Expert: Courtney Seligman - 7/21/2011

Question
Why all the planets and stars revolve around everything in an elliptical orbit rather circular? If you say, the planets are not moving at constant speed. Why? Big bang expelled everything out each at certain constant speed. right? If I'm wrong, please explain me. I'm waiting for your reply...

Answer
The expansion of the Universe that started with the Big Bang is not related to the orbits of planets or stars. It only affects the overall expansion of space, and has significant effects only over distances of hundreds of millions of light years. Within regions smaller than that, gravitational interactions between galaxies, or between stars within galaxies, or between planets going around one of those stars, are far far larger than any expansion effect, and the expansion of the Universe has no influence on their orbital motions.

As to whether those orbital motions are circular or elliptical, that is a matter of chance. If a planet happens to have a certain speed, called the circular orbital velocity, and is headed exactly perpendicular to the star it is orbiting, it will follow a circular orbit. And in fact, every planet has a speed equal to the circular orbital velocity at some point in its orbit. It is just that usually, at that time, the planet is headed a little upwards or downwards, relative to the direction to the star. As a result, the planet gets a little closer (gradually speeding up as it does so), and after a while, a little further away (gradually slowing down as it does so). The shape of the orbit that it follows can be close to a circle, but if it is headed up or down at an angle of even a millionth of a degree at the time it has the circular velocity, the orbit will technically be an ellipse, and not a circle.

Actually, any elliptical orbital shape is, all other things being equal, more or less equally likely. It is just that if you use, say, five decimal place accuracy to describe the shape of an orbit, then there is only one value (0.00000) that represents a perfectly circular orbit, and 99,998 numbers (from 0.00001 to 0.99999) that represent some kind of elliptical orbit. If there are several large planets in a planetary system, their mutual gravitational interactions skew the numbers closer to zero than to one, so the chance of a non-circular orbit is only a few thousand times greater than a roughly circular orbit, and nearly circular orbits are probably not that uncommon.

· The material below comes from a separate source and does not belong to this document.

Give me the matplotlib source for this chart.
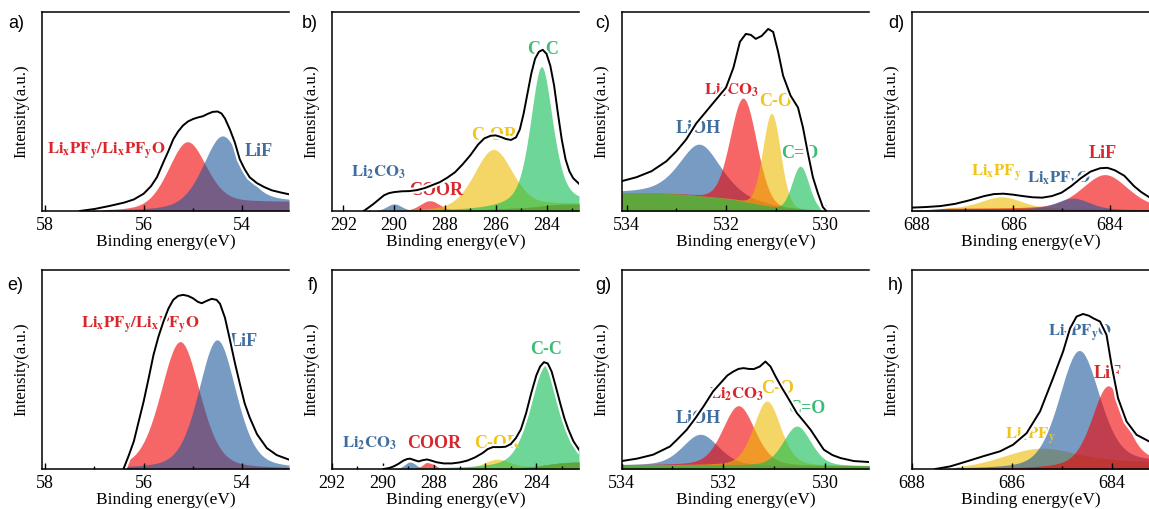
import numpy as np
import matplotlib.pyplot as plt
from matplotlib import patheffects as pe

plt.rcParams['font.family'] = 'Liberation Serif'
plt.rcParams['mathtext.fontset'] = 'stix'

# ---- data (intensity as fraction of panel height) ----
# a) Li 1s, cycled
A_NAMES = [r'$\mathbf{Li_xPF_y/Li_xPF_yO}$', 'LiF']
A_COLORS = ['red', 'blue']
A_CENTER = [55.12, 54.41]
A_HEIGHT = [0.335, 0.345]
A_FWHM = [0.92, 0.92]
A_ETA = [0.3, 0.4]
A_BG = [0.0, 0.045]
A_ENV_X = [57.3, 57.0, 56.7, 56.4, 56.2, 56.0, 55.85, 55.73, 55.6, 55.5, 55.4, 55.3, 55.2, 55.1,
           55.0, 54.9, 54.8, 54.7, 54.6, 54.5, 54.42, 54.35, 54.25, 54.15, 54.05, 53.95, 53.85,
           53.7, 53.55, 53.4, 53.2, 53.05]
A_ENV_Y = [0.0, 0.01, 0.025, 0.042, 0.058, 0.087, 0.125, 0.17, 0.245, 0.30, 0.36, 0.40, 0.43, 0.45,
           0.462, 0.47, 0.476, 0.488, 0.498, 0.50, 0.49, 0.465, 0.41, 0.345, 0.26, 0.21, 0.17,
           0.14, 0.12, 0.104, 0.092, 0.084]

# b) C 1s
B_NAMES = [r'$\mathbf{Li_2CO_3}$', 'COOR', 'C-OR', 'C-C']
B_COLORS = ['blue', 'red', 'yellow', 'green']
B_CENTER = [290.0, 288.6, 286.1, 284.2]
B_HEIGHT = [0.035, 0.05, 0.30, 0.70]
B_FWHM = [0.7, 0.9, 1.8, 1.05]
B_ETA = [0.2, 0.2, 0.3, 0.5]
B_BG = [0.0, 0.035]
B_ENV_X = [291.2, 291.0, 290.8, 290.6, 290.4, 290.2, 290.0, 289.7, 289.4, 289.1, 288.8, 288.5,
           288.2, 287.9, 287.6, 287.3, 287.0, 286.7, 286.45, 286.2, 286.0, 285.8, 285.6, 285.4,
           285.2, 285.05, 284.9, 284.75, 284.6, 284.45, 284.3, 284.15, 284.0, 283.85, 283.7,
           283.55, 283.4, 283.25, 283.1, 282.95, 282.72]
B_ENV_Y = [0.0, 0.018, 0.037, 0.058, 0.079, 0.09, 0.095, 0.099, 0.10, 0.105, 0.115, 0.13,
           0.145, 0.168, 0.195, 0.235, 0.28, 0.333, 0.365, 0.378, 0.38, 0.372, 0.362, 0.357,
           0.37, 0.41, 0.49, 0.59, 0.69, 0.765, 0.80, 0.81, 0.79, 0.73, 0.63,
           0.49, 0.36, 0.26, 0.20, 0.165, 0.137]

# c) O 1s
C_NAMES = ['LiOH', r'$\mathbf{Li_2CO_3}$', 'C-O', 'C=O']
C_COLORS = ['blue', 'red', 'yellow', 'green']
C_CENTER = [532.53, 531.65, 531.08, 530.5]
C_HEIGHT = [0.26, 0.52, 0.47, 0.22]
C_FWHM = [1.0, 0.62, 0.42, 0.4]
C_ETA = [0.5, 0.1, 0.1, 0.1]
C_BG = [0.09, 0.0]
C_ENV_X = [534.1, 533.8, 533.5, 533.2, 533.0, 532.8, 532.6, 532.4, 532.2, 532.0, 531.85, 531.72,
           531.6, 531.5, 531.4, 531.28, 531.15, 531.05, 530.95, 530.85, 530.7, 530.55, 530.45,
           530.35, 530.25, 530.15, 530.05, 529.98]
C_ENV_Y = [0.15, 0.17, 0.20, 0.25, 0.30, 0.36, 0.44, 0.50, 0.56, 0.62, 0.72, 0.85,
           0.89, 0.885, 0.865, 0.88, 0.915, 0.90, 0.80, 0.68, 0.58, 0.52, 0.42,
           0.29, 0.17, 0.09, 0.02, 0.0]

# d) F 1s
D_NAMES = [r'$\mathbf{Li_xPF_y}$', 'LiF', r'$\mathbf{Li_xPF_yO}$']
D_COLORS = ['yellow', 'red', 'blue']
D_CENTER = [686.24, 684.1, 684.76]
D_HEIGHT = [0.06, 0.175, 0.055]
D_FWHM = [1.0, 1.15, 0.8]
D_ETA = [0.3, 0.4, 0.3]
D_BG = [0.012, 0.006]
D_ENV_X = [688.1, 687.8, 687.5, 687.2, 686.9, 686.6, 686.4, 686.2, 686.0, 685.8, 685.6, 685.4,
           685.2, 685.0, 684.8, 684.6, 684.4, 684.2, 684.05, 683.9, 683.7, 683.5, 683.35, 683.19]
D_ENV_Y = [0.017, 0.02, 0.025, 0.036, 0.054, 0.075, 0.085, 0.087, 0.082, 0.075, 0.069, 0.067,
           0.075, 0.092, 0.125, 0.165, 0.198, 0.215, 0.217, 0.205, 0.177, 0.125, 0.095, 0.07]

# e) Li 1s
E_NAMES = [r'$\mathbf{Li_xPF_y/Li_xPF_yO}$', 'LiF']
E_COLORS = ['red', 'blue']
E_CENTER = [55.26, 54.51]
E_HEIGHT = [0.64, 0.649]
E_FWHM = [0.94, 0.9]
E_ETA = [0.3, 0.35]
E_BG = [0.0, 0.0]
E_ENV_X = [56.41, 56.3, 56.2, 56.1, 56.0, 55.9, 55.8, 55.7, 55.6, 55.5, 55.4, 55.3, 55.2, 55.1,
           55.0, 54.9, 54.82, 54.72, 54.62, 54.52, 54.45, 54.35, 54.25, 54.15, 54.05, 53.95,
           53.85, 53.7, 53.5, 53.3, 53.05]
E_ENV_Y = [0.0, 0.07, 0.139, 0.24, 0.34, 0.455, 0.574, 0.665, 0.74, 0.805, 0.85, 0.87, 0.875, 0.87,
           0.858, 0.84, 0.833, 0.845, 0.855, 0.85, 0.83, 0.76, 0.65, 0.535, 0.43, 0.33,
           0.26, 0.175, 0.105, 0.07, 0.047]

# f) C 1s
F_NAMES = [r'$\mathbf{Li_2CO_3}$', 'COOR', 'C-OR', 'C-C']
F_COLORS = ['blue', 'red', 'yellow', 'green']
F_CENTER = [288.93, 288.21, 285.53, 283.63]
F_HEIGHT = [0.035, 0.035, 0.045, 0.50]
F_FWHM = [0.5, 0.5, 1.2, 1.45]
F_ETA = [0.2, 0.2, 0.3, 0.4]
F_BG = [0.0, 0.035]
F_ENV_X = [289.97, 289.75, 289.58, 289.4, 289.2, 289.05, 288.93, 288.8, 288.6, 288.45, 288.27,
           288.1, 287.9, 287.62, 287.3, 287.0, 286.7, 286.4, 286.1, 285.9, 285.7, 285.4, 285.2,
           285.0, 284.8, 284.6, 284.4, 284.2, 284.0, 283.85, 283.7, 283.55, 283.4, 283.25,
           283.05, 282.9, 282.75, 282.55, 282.33]
F_ENV_Y = [0.0, 0.005, 0.013, 0.025, 0.042, 0.05, 0.052, 0.046, 0.038, 0.044, 0.048,
           0.042, 0.034, 0.028, 0.028, 0.033, 0.042, 0.058, 0.08, 0.10, 0.11, 0.11, 0.112,
           0.125, 0.155, 0.20, 0.28, 0.38, 0.47, 0.515, 0.537, 0.53, 0.49, 0.42,
           0.323, 0.255, 0.20, 0.14, 0.097]

# g) O 1s
G_NAMES = ['LiOH', r'$\mathbf{Li_2CO_3}$', 'C-O', 'C=O']
G_COLORS = ['blue', 'red', 'yellow', 'green']
G_CENTER = [532.45, 531.7, 531.14, 530.55]
G_HEIGHT = [0.155, 0.30, 0.325, 0.20]
G_FWHM = [0.84, 0.75, 0.63, 0.65]
G_ETA = [0.3, 0.3, 0.3, 0.3]
G_BG = [0.02, 0.015]
G_ENV_X = [534.0, 533.7, 533.38, 533.05, 532.9, 532.72, 532.55, 532.39, 532.2, 532.06, 531.92,
           531.8, 531.7, 531.6, 531.5, 531.4, 531.28, 531.17, 531.07, 530.97, 530.85, 530.74,
           530.55, 530.4, 530.28, 530.15, 530.02, 529.85, 529.69, 529.43, 529.13]
G_ENV_Y = [0.04, 0.052, 0.072, 0.113, 0.15, 0.197, 0.255, 0.314, 0.39, 0.43, 0.47,
           0.49, 0.503, 0.507, 0.503, 0.502, 0.515, 0.54, 0.515, 0.465, 0.41, 0.364,
           0.281, 0.235, 0.197, 0.147, 0.097, 0.07, 0.055, 0.04, 0.035]

# h) F 1s
H_NAMES = [r'$\mathbf{Li_xPF_y}$', r'$\mathbf{Li_xPF_yO}$', 'LiF']
H_COLORS = ['yellow', 'blue', 'red']
H_CENTER = [685.43, 684.65, 684.07]
H_HEIGHT = [0.1, 0.58, 0.39]
H_FWHM = [1.8, 0.95, 0.77]
H_ETA = [0.2, 0.3, 0.35]
H_BG = [0.0, 0.035]
H_ENV_X = [687.53, 687.23, 686.9, 686.57, 686.23, 685.97, 685.7, 685.43, 685.17, 684.97, 684.83,
           684.7, 684.57, 684.45, 684.37, 684.23, 684.1, 684.0, 683.87, 683.7, 683.5, 683.25]
H_ENV_Y = [0.0, 0.013, 0.038, 0.064, 0.089, 0.122, 0.18, 0.29, 0.457, 0.59, 0.707,
           0.766, 0.779, 0.77, 0.758, 0.741, 0.674, 0.523, 0.356, 0.239, 0.172, 0.139]

# ---- styling / layout ----
FILL = {'red': '#F30000', 'blue': '#1E589B', 'yellow': '#EEBC00', 'green': '#0DBC50'}
TEXT = {'red': '#D9262C', 'blue': '#3F6E9E', 'yellow': '#F0C419', 'green': '#3DBB74'}
W, H = 1149, 509


def pseudo_voigt(x, center, height, fwhm, eta):
    u = (x - center) / fwhm
    gauss = np.exp(-4 * np.log(2) * u ** 2)
    lorentz = 1 / (1 + 4 * u ** 2)
    return height * ((1 - eta) * gauss + eta * lorentz)


def draw_panel(box, xlim, ticks, tag, tag_xy, env_x, env_y, names, colors, centers, heights,
               fwhms, etas, bg, label_xy):
    left, top, right, bottom = box
    ax = fig.add_axes([left / W, 1 - bottom / H, (right - left) / W, (bottom - top) / H])
    x = np.linspace(min(env_x), max(env_x), 600)
    peaks = np.array([pseudo_voigt(x, c, h, w, e)
                      for c, h, w, e in zip(centers, heights, fwhms, etas)])
    # Shirley-type background (x ascending: low binding energy first)
    cum = np.cumsum(peaks.sum(axis=0))
    base = bg[1] + (bg[0] - bg[1]) * cum / cum[-1]
    for p, col in zip(peaks, colors):
        ax.fill_between(x, 0, base + p, color=FILL[col], alpha=0.6, lw=0, zorder=1)
    for name, col, (lx, ly) in zip(names, colors, label_xy):
        size = 12 if name.startswith('$') else 13
        ax.text(lx, ly, name, color=TEXT[col], ha='center', va='center', fontsize=size,
                fontweight='bold', zorder=2)
    ax.plot(env_x, env_y, color='black', lw=1.4, zorder=3, solid_joinstyle='round',
            path_effects=[pe.Stroke(linewidth=4.5, foreground='white'), pe.Normal()])
    minor = [t for t in np.arange(min(ticks) - 1, max(ticks) + 2, 2)
             if min(xlim) < t < max(xlim)]
    ax.set_xticks(ticks)
    ax.set_xticks(minor, minor=True)
    ax.set_xlim(*xlim)
    ax.set_ylim(0, 1)
    ax.set_yticks([])
    ax.tick_params(axis='x', which='major', direction='in', length=4, width=1, labelsize=13, pad=4)
    ax.tick_params(axis='x', which='minor', direction='in', length=2.5, width=1)
    ax.spines['right'].set_visible(False)
    for s in ('left', 'top', 'bottom'):
        ax.spines[s].set_linewidth(1.1)
        ax.spines[s].set_zorder(5)
    ax.set_xlabel('Binding energy(eV)', fontsize=12.5, labelpad=0)
    ax.set_ylabel('Intensity(a.u.)', fontsize=12, labelpad=9)
    fig.text(tag_xy[0] / W, 1 - tag_xy[1] / H, tag, family='Liberation Sans', fontsize=13,
             ha='left', va='center')
    return ax


fig = plt.figure(figsize=(W / 100, H / 100), dpi=100)

TOP = (12, 211)
BOT = (270, 469)

draw_panel((41.7, TOP[0], 289, TOP[1]), (58.07, 53.05), [58, 56, 54], 'a)', (8, 23),
           A_ENV_X, A_ENV_Y, A_NAMES, A_COLORS, A_CENTER, A_HEIGHT, A_FWHM, A_ETA, A_BG,
           [(56.75, 0.30), (53.66, 0.30)])
draw_panel((331.7, TOP[0], 579, TOP[1]), (292.46, 282.72), [292, 290, 288, 286, 284], 'b)', (302, 23),
           B_ENV_X, B_ENV_Y, B_NAMES, B_COLORS, B_CENTER, B_HEIGHT, B_FWHM, B_ETA, B_BG,
           [(290.6, 0.195), (288.34, 0.105), (286.08, 0.378), (284.13, 0.81)])
draw_panel((621.7, TOP[0], 869, TOP[1]), (534.1, 529.12), [534, 532, 530], 'c)', (595, 23),
           C_ENV_X, C_ENV_Y, C_NAMES, C_COLORS, C_CENTER, C_HEIGHT, C_FWHM, C_ETA, C_BG,
           [(532.56, 0.414), (531.89, 0.606), (531.01, 0.548), (530.51, 0.291)])
draw_panel((911.7, TOP[0], 1149, TOP[1]), (688.1, 683.19), [688, 686, 684], 'd)', (888, 23),
           D_ENV_X, D_ENV_Y, D_NAMES, D_COLORS, D_CENTER, D_HEIGHT, D_FWHM, D_ETA, D_BG,
           [(686.34, 0.188), (684.14, 0.288), (685.05, 0.155)])
draw_panel((41.7, BOT[0], 289, BOT[1]), (58.07, 53.05), [58, 56, 54], 'e)', (7, 286),
           E_ENV_X, E_ENV_Y, E_NAMES, E_COLORS, E_CENTER, E_HEIGHT, E_FWHM, E_ETA, E_BG,
           [(56.07, 0.724), (53.97, 0.64)])
draw_panel((331.7, BOT[0], 579, BOT[1]), (292.0, 282.33), [292, 290, 288, 286, 284], 'f)', (308, 286),
           F_ENV_X, F_ENV_Y, F_NAMES, F_COLORS, F_CENTER, F_HEIGHT, F_FWHM, F_ETA, F_BG,
           [(290.5, 0.13), (288.0, 0.13), (285.53, 0.13), (283.63, 0.60)])
draw_panel((621.7, BOT[0], 869, BOT[1]), (534.0, 529.13), [534, 532, 530], 'g)', (595, 286),
           G_ENV_X, G_ENV_Y, G_NAMES, G_COLORS, G_CENTER, G_HEIGHT, G_FWHM, G_ETA, G_BG,
           [(532.49, 0.256), (531.73, 0.373), (530.94, 0.406), (530.35, 0.306)])
draw_panel((911.7, BOT[0], 1149, BOT[1]), (688.0, 683.25), [688, 686, 684], 'h)', (888, 286),
           H_ENV_X, H_ENV_Y, H_NAMES, H_COLORS, H_CENTER, H_HEIGHT, H_FWHM, H_ETA, H_BG,
           [(685.63, 0.164), (684.63, 0.682), (684.07, 0.482)])

fig.savefig('out.png', dpi=100)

In fact in our solar system we have three planets -- Venus, the Earth and Neptune -- which have orbits which are less than 2% different from a perfectly circular orbit. However, even though the difference is small, it is still there, and can be significant, at least in terms of miles.

As an example, the Earth's orbit is the same as a circular orbit to within 1.7% accuracy. That is, our distance from the Sun is only 1.7% smaller when we are closest to it in early January, and 1.7% bigger when we are furthest from it in early July (I know this is backwards from the seasons, but they are caused by the tilt of our axis, not our distance from the Sun). However, even though our distance only changes by 3.4% from the closest to the furthest distance (1.7% each way from the middle, doubled), that is still a variation of 3 million miles. But suppose we had a variation in distance a thousand times smaller than that -- only 3 thousand miles. That is smaller than the size of the Earth, so some part of the Earth would always be at the same distance from the Sun, and it would be fair to say that the orbit was, for all practical purposes, a perfectly circular orbit. It's just that out of all the orbits we could have between the one we have, and the one just mentioned, there would be nearly a thousand with a larger variation in distance, and only two with an equal or smaller variation in distance. So it is much more likely that we will have a slightly non-circular orbit than a perfectly circular one.

All the above assumes that whatever orbit we have stays the same forever. But as I mentioned, more nearly circular orbits are favored in systems with large planets. That's because the planets very slightly affect each other as they go around their star. Particularly when one planet is passing between the star and another planet, there are small tugs which add to or subtract from the star's effect on the planet. Those tugs gradually change the orbit, causing it to sometimes get a little bigger and sometimes a little smaller, and to sometimes get a little more nearly circular and sometimes a little less nearly circular. So even if a planet had a perfectly circular orbit now, it would not be likely to have one a few orbits from now, when it has had a chance to lap (or be lapped by) other planets, and affected by their gravity.

I might note that when people ask me about this topic, sometimes they are looking for some deep philosophical explanation, rather than a practical one, which is what I have tried to present here. If you were looking for a different sort of explanation, please feel free to send a follow-up question, with a more detailed explanation of what kind of answer you need, and whether you want a non-mathematical answer (as I tried to make this one), or a more formal, mathematically rigorous answer.